Use these guides to create projects, paint maps, manage tilesets and terrain rules, edit pixel assets, import palettes, generate AI asset drafts, and export files for game engines.

Core guides

Build from first map to final export

Follow these guides in order for a complete production pass, or jump directly to the tool you need.

Workflow path

A practical way to learn the editor

1. Create the project

Start with a native project, choose a grid, and add the first map and tileset.

2. Build the map

Paint layers, place object metadata, configure terrain rules, and use shortcuts while iterating.

3. Refine assets

Adjust pixel art, import palettes, and explore AI-generated drafts for missing asset ideas.

4. Export the pipeline

Save native backups, export the active map or tileset, and review the result in your target engine.

FAQ

Common questions from game developers

What is 2D Tiler built for?

2D Tiler is built for creating layered maps, managing tilesets, editing pixel assets and palettes, generating asset drafts, and exporting production files for 2D games.
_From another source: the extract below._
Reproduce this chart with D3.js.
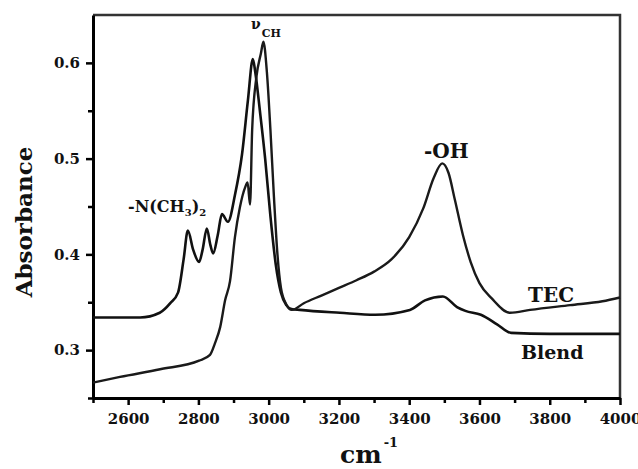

Is it free and open source?

Yes. The editor is free to use and open source under the MIT license.

Can I export to Godot, Unity, or Tiled?

Yes. 2D Tiler includes engine and tool exports for Godot, Unity, Tiled, GameMaker, Defold, Phaser, tIDE, Mappy, raster images, and native files.

Does it replace every art tool?

It is meant to cover common day-to-day map, tileset, palette, image-editing, and export work. Specialized art pipelines can still use external tools alongside native imports and exports.